Listed records »
## Start
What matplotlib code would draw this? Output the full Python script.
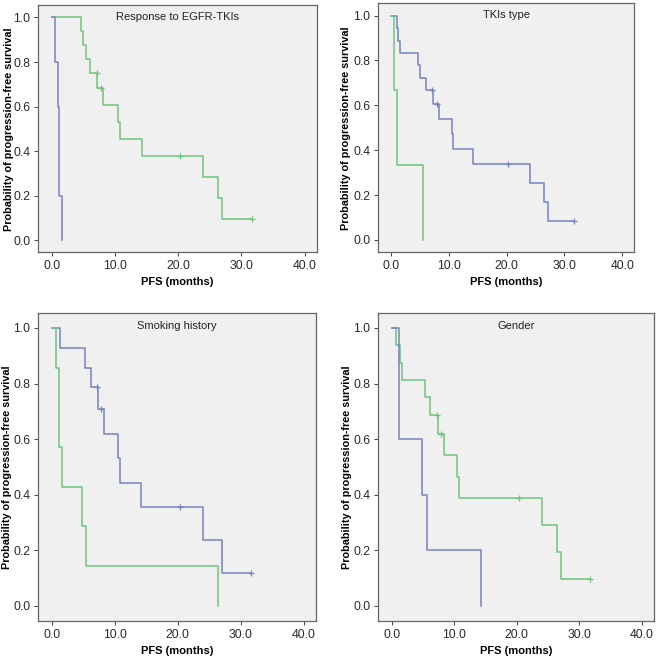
## End
## Start
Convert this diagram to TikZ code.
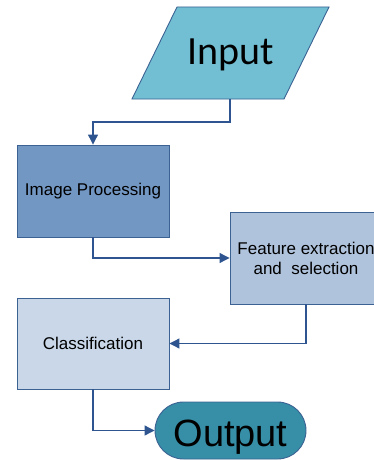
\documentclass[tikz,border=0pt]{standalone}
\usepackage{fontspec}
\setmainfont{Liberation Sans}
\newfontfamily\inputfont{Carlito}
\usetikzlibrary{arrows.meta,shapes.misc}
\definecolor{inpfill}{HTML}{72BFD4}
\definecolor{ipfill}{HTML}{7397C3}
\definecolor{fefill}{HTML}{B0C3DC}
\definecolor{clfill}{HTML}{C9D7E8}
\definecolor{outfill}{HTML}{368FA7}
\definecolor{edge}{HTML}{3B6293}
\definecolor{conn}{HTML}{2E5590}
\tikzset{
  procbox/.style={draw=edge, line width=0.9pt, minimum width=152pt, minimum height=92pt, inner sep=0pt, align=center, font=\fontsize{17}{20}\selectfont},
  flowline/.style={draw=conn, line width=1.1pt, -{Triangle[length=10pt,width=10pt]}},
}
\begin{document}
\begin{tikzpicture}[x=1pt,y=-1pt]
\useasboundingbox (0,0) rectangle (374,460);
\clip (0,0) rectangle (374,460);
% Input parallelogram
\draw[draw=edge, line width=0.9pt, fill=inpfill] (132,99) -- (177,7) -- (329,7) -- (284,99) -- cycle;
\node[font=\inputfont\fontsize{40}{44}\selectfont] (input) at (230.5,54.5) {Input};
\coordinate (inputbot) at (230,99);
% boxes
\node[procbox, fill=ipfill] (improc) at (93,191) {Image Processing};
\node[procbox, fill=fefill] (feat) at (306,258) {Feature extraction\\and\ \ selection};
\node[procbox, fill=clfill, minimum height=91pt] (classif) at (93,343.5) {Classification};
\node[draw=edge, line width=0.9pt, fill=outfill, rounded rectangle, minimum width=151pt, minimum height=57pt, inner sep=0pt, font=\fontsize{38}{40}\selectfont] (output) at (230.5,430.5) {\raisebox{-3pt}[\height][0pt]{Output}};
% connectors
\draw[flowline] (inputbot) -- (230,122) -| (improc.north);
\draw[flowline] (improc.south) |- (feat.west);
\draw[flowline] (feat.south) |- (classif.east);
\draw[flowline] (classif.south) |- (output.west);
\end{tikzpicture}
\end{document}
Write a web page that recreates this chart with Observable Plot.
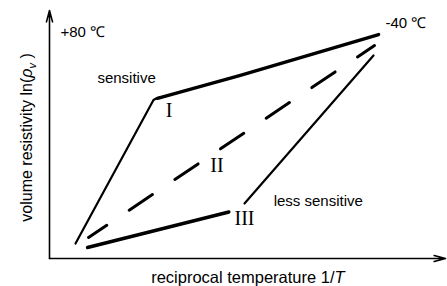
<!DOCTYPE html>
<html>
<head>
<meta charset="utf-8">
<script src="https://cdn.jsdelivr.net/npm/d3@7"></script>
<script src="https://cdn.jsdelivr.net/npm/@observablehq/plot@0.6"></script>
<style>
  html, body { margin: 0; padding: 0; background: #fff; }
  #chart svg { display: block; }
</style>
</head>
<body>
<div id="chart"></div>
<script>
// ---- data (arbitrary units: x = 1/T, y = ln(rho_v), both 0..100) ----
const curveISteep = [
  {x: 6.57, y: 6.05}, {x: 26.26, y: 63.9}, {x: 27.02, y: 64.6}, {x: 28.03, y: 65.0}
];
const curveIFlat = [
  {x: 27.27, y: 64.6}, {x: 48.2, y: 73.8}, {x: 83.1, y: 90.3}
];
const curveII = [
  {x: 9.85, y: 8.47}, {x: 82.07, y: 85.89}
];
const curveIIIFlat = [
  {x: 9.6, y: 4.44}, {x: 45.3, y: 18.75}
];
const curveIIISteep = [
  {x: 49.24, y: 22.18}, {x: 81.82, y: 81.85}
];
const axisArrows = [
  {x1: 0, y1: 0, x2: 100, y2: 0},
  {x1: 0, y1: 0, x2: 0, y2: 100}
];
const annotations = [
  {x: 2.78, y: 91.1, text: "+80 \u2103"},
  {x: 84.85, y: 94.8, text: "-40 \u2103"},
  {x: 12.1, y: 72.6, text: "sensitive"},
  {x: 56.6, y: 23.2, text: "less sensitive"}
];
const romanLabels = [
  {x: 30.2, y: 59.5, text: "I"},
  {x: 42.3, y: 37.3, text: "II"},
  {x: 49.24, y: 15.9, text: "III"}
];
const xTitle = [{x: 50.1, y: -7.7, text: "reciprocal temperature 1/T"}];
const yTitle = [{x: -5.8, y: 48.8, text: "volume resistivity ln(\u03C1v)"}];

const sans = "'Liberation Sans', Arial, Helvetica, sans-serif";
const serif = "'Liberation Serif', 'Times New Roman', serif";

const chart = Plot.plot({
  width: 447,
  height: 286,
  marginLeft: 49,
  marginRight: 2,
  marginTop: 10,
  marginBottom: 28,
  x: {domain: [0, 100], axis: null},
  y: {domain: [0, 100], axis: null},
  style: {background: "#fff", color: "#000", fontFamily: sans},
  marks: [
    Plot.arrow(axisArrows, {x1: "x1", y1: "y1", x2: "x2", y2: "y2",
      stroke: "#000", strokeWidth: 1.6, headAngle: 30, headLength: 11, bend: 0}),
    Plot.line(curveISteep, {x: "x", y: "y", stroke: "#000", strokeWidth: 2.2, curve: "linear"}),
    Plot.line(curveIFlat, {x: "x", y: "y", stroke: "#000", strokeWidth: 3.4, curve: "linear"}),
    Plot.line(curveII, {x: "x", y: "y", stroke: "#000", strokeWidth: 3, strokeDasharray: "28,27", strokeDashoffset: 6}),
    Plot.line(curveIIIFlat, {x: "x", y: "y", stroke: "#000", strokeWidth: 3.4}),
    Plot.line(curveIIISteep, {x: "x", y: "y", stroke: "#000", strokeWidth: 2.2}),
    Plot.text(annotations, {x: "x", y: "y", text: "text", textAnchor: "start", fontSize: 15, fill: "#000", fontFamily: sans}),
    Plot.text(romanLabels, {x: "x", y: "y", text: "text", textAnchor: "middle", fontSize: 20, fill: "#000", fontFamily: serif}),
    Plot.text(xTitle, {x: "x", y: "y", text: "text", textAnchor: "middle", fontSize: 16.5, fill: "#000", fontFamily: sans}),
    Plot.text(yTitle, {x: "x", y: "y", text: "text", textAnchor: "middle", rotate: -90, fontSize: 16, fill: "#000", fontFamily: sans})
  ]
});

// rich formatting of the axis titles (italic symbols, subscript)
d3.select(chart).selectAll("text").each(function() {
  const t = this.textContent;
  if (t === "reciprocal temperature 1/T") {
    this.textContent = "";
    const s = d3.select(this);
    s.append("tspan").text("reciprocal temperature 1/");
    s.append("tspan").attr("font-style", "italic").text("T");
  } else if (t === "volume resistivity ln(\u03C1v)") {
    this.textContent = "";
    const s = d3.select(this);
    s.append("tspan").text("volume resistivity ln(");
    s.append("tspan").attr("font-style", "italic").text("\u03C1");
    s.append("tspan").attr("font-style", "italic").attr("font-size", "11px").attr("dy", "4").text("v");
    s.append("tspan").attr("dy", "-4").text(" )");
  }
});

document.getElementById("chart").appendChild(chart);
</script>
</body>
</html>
## End
Lines from the records above that hold "code" are the ones to list.

What matplotlib code would draw this? Output the full Python script.
Convert this diagram to TikZ code.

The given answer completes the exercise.